25 de maio de 2025

Com negócios no limite entre público e privado, cl…

É um daqueles presentes capazes de fazer até o mais benevolente dos santos desconfiar das intenções de quem o oferece: o governo do Catar doou para Donald Trump um avião Boeing 747-8 para garantir mais conforto em seus deslocamentos. O mimo, avaliado em 400 milhões de dólares, é uma pechincha diante do fundo de 526 bilhões de dólares que o governo do país árabe administra, ou “uma coisa normal que acontece entre aliados”, nas palavras do xeique Moham­med bin Al Thani, o monarca encarregado do generoso gesto.
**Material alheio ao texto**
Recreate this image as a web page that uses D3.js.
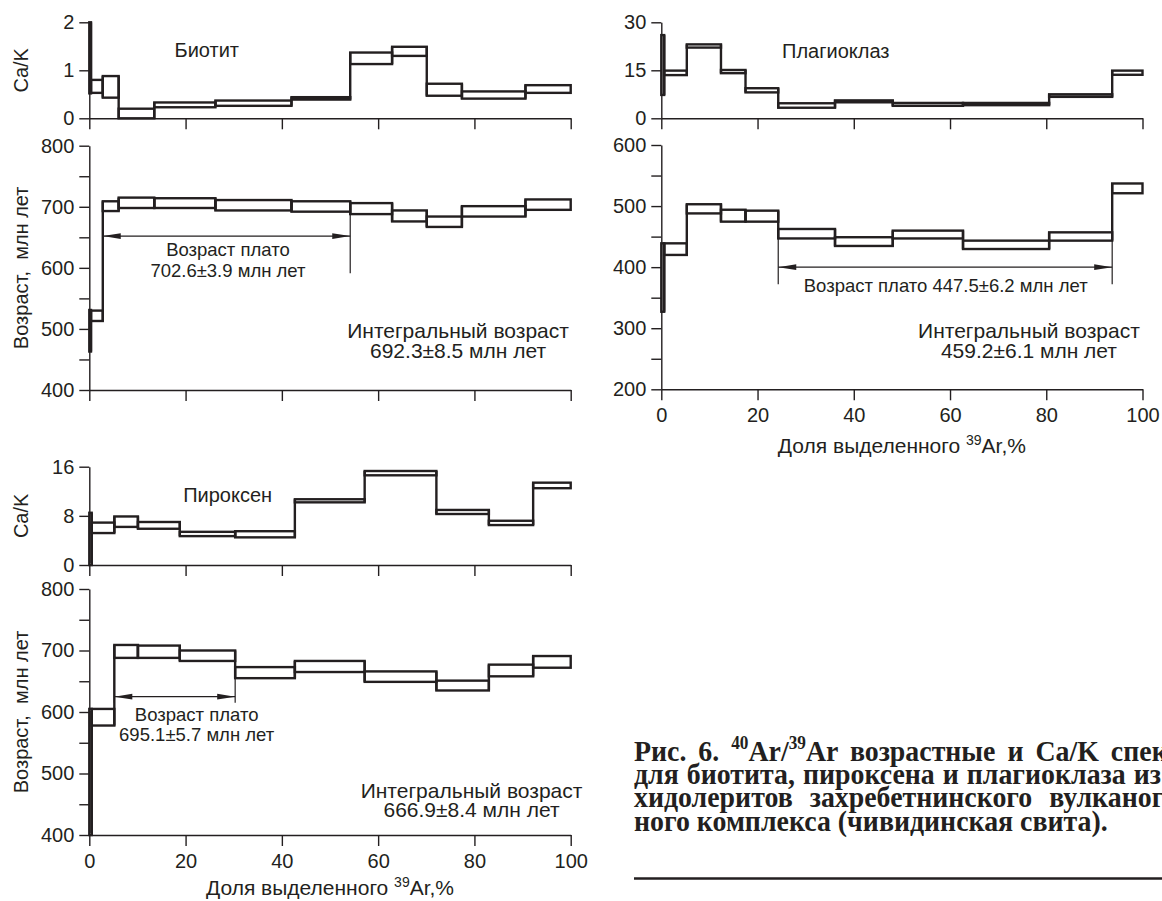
<!DOCTYPE html>
<html lang="ru">
<head>
<meta charset="utf-8">
<title>Ar/Ar spectra</title>
<script src="https://d3js.org/d3.v7.min.js"></script>
<style>
  body { margin: 0; background: #fff; }
  svg text { font-family: "Liberation Sans", Arial, sans-serif; fill: #231f20; }
  .axis path, .axis line { stroke: #231f20; stroke-width: 1.4px; }
  .axis text { font-size: 20px; }
  .step { fill: none; stroke: #231f20; stroke-width: 2.4px; }
  .thin { stroke: #231f20; stroke-width: 1.2px; }
  .caption { font-family: "Liberation Serif", "Times New Roman", serif; font-weight: bold; }
</style>
</head>
<body>
<div id="chart"></div>
<script>
// step boundaries, % of released 39Ar
var bioBounds = [0, 0.35, 2.8, 6.1, 13.5, 26.2, 42.0, 54.2, 62.9, 70.1, 77.4, 90.6, 100];
var bioCaKLo  = [0.52, 0.53, 0.43, 0, 0.23, 0.26, 0.39, 1.13, 1.30, 0.47, 0.41, 0.53];
var bioCaKHi  = [2.0, 0.80, 0.88, 0.20, 0.33, 0.37, 0.44, 1.37, 1.49, 0.72, 0.56, 0.69];
var bioAgeLo  = [463, 513, 693, 698, 698, 694, 692, 688, 676, 667, 684, 695];
var bioAgeHi  = [531, 530, 709, 715, 714, 711, 709, 706, 694, 684, 701, 712];

var plagBounds = [0, 0.6, 5.3, 12.4, 17.5, 24.3, 36.1, 48.1, 62.7, 80.6, 93.7, 100];
var plagCaKLo  = [7.3, 13.5, 22.1, 14.1, 8.1, 3.3, 5.0, 3.9, 4.1, 6.7, 13.6];
var plagCaKHi  = [26.0, 14.9, 23.1, 15.1, 9.4, 4.7, 5.6, 4.8, 4.8, 7.5, 14.9];
var plagAgeLo  = [327, 420, 488, 474.5, 474.5, 447, 434.7, 447, 429.7, 443.4, 521];
var plagAgeHi  = [439, 439, 503, 494, 492.5, 462.5, 449, 459.8, 443.4, 457, 537];

var pyxBounds = [0, 0.5, 5.2, 10.1, 18.8, 30.3, 42.7, 57.2, 72.1, 83.0, 92.2, 100];
var pyxCaKLo  = [0, 5.2, 6.2, 5.9, 4.7, 4.5, 10.2, 14.6, 8.3, 6.5, 12.5];
var pyxCaKHi  = [8.5, 6.9, 7.9, 7.0, 5.4, 5.5, 10.7, 15.3, 8.96, 7.2, 13.4];
var pyxAgeLo  = [400, 578, 688, 688, 683, 655, 665, 649, 635, 658, 672];
var pyxAgeHi  = [605, 605, 709, 708, 700, 673, 683, 666, 651, 677, 691];

// plateau ranges (% 39Ar)
var bioPlateau = [2.8, 54.2];
var plagPlateau = [24.3, 93.7];
var pyxPlateau = [5.2, 30.3];

var xTicks = [0, 20, 40, 60, 80, 100];

var W = 1162, H = 901;
var svg = d3.select("#chart").append("svg").attr("width", W).attr("height", H);
svg.append("rect").attr("width", W).attr("height", H).attr("fill", "#fff");

function drawPanel(cfg) {
  var g = svg.append("g").attr("transform", "translate(" + cfg.left + "," + cfg.top + ")");
  var x = d3.scaleLinear().domain([0, 100]).range([0, cfg.width]);
  var y = d3.scaleLinear().domain(cfg.domain).range([cfg.height, 0]);

  g.append("g").attr("class", "axis")
    .attr("transform", "translate(0," + cfg.height + ")")
    .call(d3.axisBottom(x).tickValues(xTicks).tickSize(11).tickSizeOuter(0).tickPadding(8)
      .tickFormat(function(d) { return cfg.xLabels ? d : ""; }));

  g.append("g").attr("class", "axis")
    .call(d3.axisLeft(y).tickValues(cfg.yTicks).tickSize(10).tickSizeOuter(0).tickPadding(5)
      .tickFormat(function(d) { return cfg.yLabels.indexOf(d) >= 0 ? d : ""; }));

  // steps, each as a box from low to high value
  g.selectAll("rect.step")
    .data(cfg.lo)
    .enter()
    .append("rect")
    .attr("class", "step")
    .attr("x", function(d, i) { return x(cfg.bounds[i]); })
    .attr("width", function(d, i) { return x(cfg.bounds[i + 1]) - x(cfg.bounds[i]); })
    .attr("y", function(d, i) { return y(cfg.hi[i]); })
    .attr("height", function(d, i) { return y(d) - y(cfg.hi[i]); });

  // risers joining neighbouring steps
  g.selectAll("line.riser")
    .data(cfg.lo.slice(1))
    .enter()
    .append("line")
    .attr("class", "step")
    .attr("x1", function(d, i) { return x(cfg.bounds[i + 1]); })
    .attr("x2", function(d, i) { return x(cfg.bounds[i + 1]); })
    .attr("y1", function(d, i) { return y(Math.max(cfg.hi[i], cfg.hi[i + 1])); })
    .attr("y2", function(d, i) { return y(Math.min(cfg.lo[i], d)); });

  return { g: g, x: x, y: y };
}

function arrowHead(g, xt, yy, dir) {
  var p = [[xt, yy], [xt + dir * 18, yy - 2.8], [xt + dir * 18, yy + 2.8]];
  g.append("polygon").attr("points", p.join(" ")).attr("fill", "#231f20");
}

function plateau(p, cfg) {
  var x0 = p.x(cfg.range[0]), x1 = p.x(cfg.range[1]), ya = p.y(cfg.level);
  p.g.append("line").attr("class", "thin")
    .attr("x1", x0).attr("x2", x1).attr("y1", ya).attr("y2", ya);
  arrowHead(p.g, x0, ya, 1);
  arrowHead(p.g, x1, ya, -1);
  // end markers from the plateau step bottom down past the arrow
  cfg.range.forEach(function(r, k) {
    var i = k === 0 ? cfg.bounds.indexOf(r) : cfg.bounds.indexOf(r) - 1;
    p.g.append("line").attr("class", "thin")
      .attr("x1", p.x(r)).attr("x2", p.x(r))
      .attr("y1", p.y(cfg.lo[i])).attr("y2", p.y(cfg.end));
  });
  var cx = p.x(cfg.textAt);
  cfg.text.forEach(function(t, k) {
    p.g.append("text").attr("x", cx).attr("y", ya + cfg.dy[k])
      .attr("text-anchor", "middle").style("font-size", "18.5px").text(t);
  });
}

function integral(p, cfg, h) {
  cfg.text.forEach(function(t, k) {
    p.g.append("text").attr("x", p.x(cfg.at)).attr("y", h + cfg.dy[k])
      .attr("text-anchor", "middle").style("font-size", "21px").text(t);
  });
}

function mineral(p, name, at, yy) {
  p.g.append("text").attr("x", p.x(at)).attr("y", yy).style("font-size", "20px").text(name);
}

function yLabel(cfg, t) {
  svg.append("text")
    .attr("transform", "translate(28," + (cfg.top + cfg.height / 2) + ") rotate(-90)")
    .attr("text-anchor", "middle").style("font-size", "20px").text(t);
}

function xTitle(cfg) {
  var t = svg.append("text")
    .attr("x", cfg.left + cfg.width / 2).attr("y", cfg.top + cfg.height + cfg.titleDy)
    .attr("text-anchor", "middle").style("font-size", "21px");
  t.append("tspan").text("Доля выделенного ");
  t.append("tspan").attr("dy", -8).style("font-size", "14px").text("39");
  t.append("tspan").attr("dy", 8).text("Ar,%");
}

// ---- biotite
var bioCaKCfg = { left: 89.3, top: 22.3, width: 481.4, height: 96, domain: [0, 2],
  yTicks: [0, 1, 2], yLabels: [0, 1, 2], xLabels: false,
  bounds: bioBounds, lo: bioCaKLo, hi: bioCaKHi };
var bioAgeCfg = { left: 89.3, top: 145.7, width: 481.4, height: 244.3, domain: [400, 800],
  yTicks: d3.range(400, 801, 50), yLabels: [400, 500, 600, 700, 800], xLabels: false,
  bounds: bioBounds, lo: bioAgeLo, hi: bioAgeHi };
var bioCaK = drawPanel(bioCaKCfg);
var bioAge = drawPanel(bioAgeCfg);
mineral(bioCaK, "Биотит", 17.7, 35);
yLabel(bioCaKCfg, "Ca/K");
yLabel(bioAgeCfg, "Возраст,\u00a0 млн лет");
plateau(bioAge, { range: bioPlateau, level: 652, end: 591, bounds: bioBounds, lo: bioAgeLo,
  textAt: 28.8, text: ["Возраст плато", "702.6±3.9 млн лет"], dy: [20, 41] });
integral(bioAge, { at: 76.6, text: ["Интегральный возраст", "692.3±8.5 млн лет"], dy: [-51.7, -32.3] },
  bioAgeCfg.height);

// ---- plagioclase
var plagCaKCfg = { left: 661.3, top: 22.3, width: 481.2, height: 96, domain: [0, 30],
  yTicks: [0, 15, 30], yLabels: [0, 15, 30], xLabels: false,
  bounds: plagBounds, lo: plagCaKLo, hi: plagCaKHi };
var plagAgeCfg = { left: 661.3, top: 145, width: 481.2, height: 244.3, domain: [200, 600],
  yTicks: d3.range(200, 601, 50), yLabels: [200, 300, 400, 500, 600], xLabels: true, titleDy: 64,
  bounds: plagBounds, lo: plagAgeLo, hi: plagAgeHi };
var plagCaK = drawPanel(plagCaKCfg);
var plagAge = drawPanel(plagAgeCfg);
mineral(plagCaK, "Плагиоклаз", 25.1, 36);
xTitle(plagAgeCfg);
plateau(plagAge, { range: plagPlateau, level: 400, end: 372, bounds: plagBounds, lo: plagAgeLo,
  textAt: 59.1, text: ["Возраст плато 447.5±6.2 млн лет"], dy: [24.6] });
integral(plagAge, { at: 76.4, text: ["Интегральный возраст", "459.2±6.1 млн лет"], dy: [-51, -31.6] },
  plagAgeCfg.height);

// ---- pyroxene
var pyxCaKCfg = { left: 89.3, top: 466.7, width: 481.4, height: 98.3, domain: [0, 16],
  yTicks: [0, 8, 16], yLabels: [0, 8, 16], xLabels: false,
  bounds: pyxBounds, lo: pyxCaKLo, hi: pyxCaKHi };
var pyxAgeCfg = { left: 89.3, top: 589, width: 481.4, height: 246, domain: [400, 800],
  yTicks: d3.range(400, 801, 50), yLabels: [400, 500, 600, 700, 800], xLabels: true, titleDy: 60,
  bounds: pyxBounds, lo: pyxAgeLo, hi: pyxAgeHi };
var pyxCaK = drawPanel(pyxCaKCfg);
var pyxAge = drawPanel(pyxAgeCfg);
mineral(pyxCaK, "Пироксен", 19.5, 35);
yLabel(pyxCaKCfg, "Ca/K");
yLabel(pyxAgeCfg, "Возраст,\u00a0 млн лет");
xTitle(pyxAgeCfg);
plateau(pyxAge, { range: pyxPlateau, level: 625, end: 615, bounds: pyxBounds, lo: pyxAgeLo,
  textAt: 22.3, text: ["Возраст плато", "695.1±5.7 млн лет"], dy: [24, 44.7] });
integral(pyxAge, { at: 79.4, text: ["Интегральный возраст", "666.9±8.4 млн лет"], dy: [-36.7, -18.3] },
  pyxAgeCfg.height);

// ---- caption (runs off the right edge like the page scan)
var captionLines = [
  [["Рис. 6. "], ["40", "sup"], ["Ar/"], ["39", "sup"], ["Ar возрастные и Ca/K спектры"]],
  [["для биотита, пироксена и плагиоклаза из та-"]],
  [["хидолеритов захребетнинского вулканоген-"]],
  [["ного комплекса (чивидинская свита)."]]
];
var captionSpacing = [5, 1, 10, 0];
var capLeft = 634, capTop = 761, capStep = 23.2;

var probe = svg.append("text").attr("class", "caption").style("font-size", "22px")
  .text(captionLines[3][0][0]);
var capSize = 22 * 474 / probe.node().getComputedTextLength();
probe.remove();

captionLines.forEach(function(parts, li) {
  var t = svg.append("text").attr("class", "caption")
    .attr("transform", "translate(" + capLeft + "," + (capTop + li * capStep) + ") scale(1,1.07)")
    .attr("word-spacing", captionSpacing[li])
    .style("font-size", capSize + "px");
  var up = capSize * 0.4;
  parts.forEach(function(p, k) {
    var s = t.append("tspan").text(p[0]);
    if (p[1] === "sup") {
      s.attr("dy", -up).style("font-size", (capSize * 0.62) + "px");
    } else if (k > 0 && parts[k - 1][1] === "sup") {
      s.attr("dy", up);
    }
  });
});

svg.append("line").attr("x1", capLeft).attr("x2", W).attr("y1", 878.5).attr("y2", 878.5)
  .attr("stroke", "#231f20").attr("stroke-width", 2.5);
</script>
</body>
</html>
Compartilhar brindes é gesto diplomático comum e esperado. Mas um jato? A reação de espanto e desconfiança brotou com velocidade, dado o arsenal de costuras políticas que Trump tem feito no Oriente Médio. A suspeita: podem vir a favorecer as atividades empresariais de sua própria família.

Desde que assumiu a Casa Branca, o presidente americano não para de reclamar das duas aeronaves oficiais reservadas ao ocupante do Salão Oval. Os altos custos de manutenção dos modelos que têm 35 anos de idade e já saíram de linha justificariam a troca. Duas novas aeronaves já haviam sido encomendadas à Boeing pelo próprio Trump, em seu primeiro mandato. Os atrasos recorrentes, no entanto, levaram o mandatário a aceitar o presente oferecido à sua pessoa física — antes, ele consultou advogados para garantir que não estava quebrando nenhuma lei. Mas, ao contrário do que o governo se esforça para provar, a substituição de um Air Force One não é trivial. O “palácio dos céus” catari, assim apelidado por conta das luxuosas instalações, não tem sistemas de defesa, bloqueadores de radar, mecanismos de abastecimento no ar e escudo contra armas nucleares. A vulnerabilidade do avião o obriga a voar apenas dentro dos Estados Unidos e com a escolta permanente de dois caças. “Seria uma bobagem não aceitá-­lo”, argumentou Trump.

ÍNTIMOS - Trump com os árabes: conflito de interesses
ÍNTIMOS - Trump com os árabes: conflito de interesses (Brendan Smialowski/AFP)

A controversa iniciativa ocorre em meio a crescentes suspeitas da ação diplomática de Trump no mundo árabe — daí o desconforto da oposição. Na semana passada, enquanto o presidente assinava com a Arábia Saudita acordos de cooperação que somam 600 bilhões de dólares, seu filho Eric Trump dava um giro pela região celebrando negócios imobiliários com parceiros locais, interessados no uso do sobrenome do poderoso clã em empreendimentos talhados para os detentores de petrodólares: um hotel de luxo e um condomínio de mansões, em Dubai, uma torre residencial de alto padrão em Jedá, na Arábia Saudita, e um campo de golfe em Mascate, no Omã. “Eles põem em risco a reputação dos Estados Unidos, comprometem a diplomacia e podem até ameaçar a segurança nacional”, diz Virginia Canter, conselheira de ética da State Democracy Defenders Action.

Em outra ruidosa frente, os herdeiros do magnata no poder buscam expandir os negócios em criptomoedas. No início do mês, um fundo de Abu Dhabi anunciou que assinaria um contrato no valor de 2 bilhões de dólares usando o dinheiro digital da World Liberty Financial, pertencente aos Trump. A transação está cercada de conflitos de interesse, já que envolve uma empresa subsidiária que admitiu ter violado leis federais de lavagem de dinheiro. Críticos têm chamado atenção para o fato de o governo americano ter cedido ao lobby do setor para diminuir a regulação de companhias estrangeiras. Se depender do presidente, os lobistas do mundo digital terão até um clube exclusivo em Washington. A parentela acaba de lançar o Executive Branch, criado para reunir fundadores de empresas de tecnologia e lobistas. A taxa de adesão custa a bagatela de 500 000 dólares. Segundo um porta-voz, há fila de espera. Lucrativos negócios com o homem mais poderoso do mundo custam caro.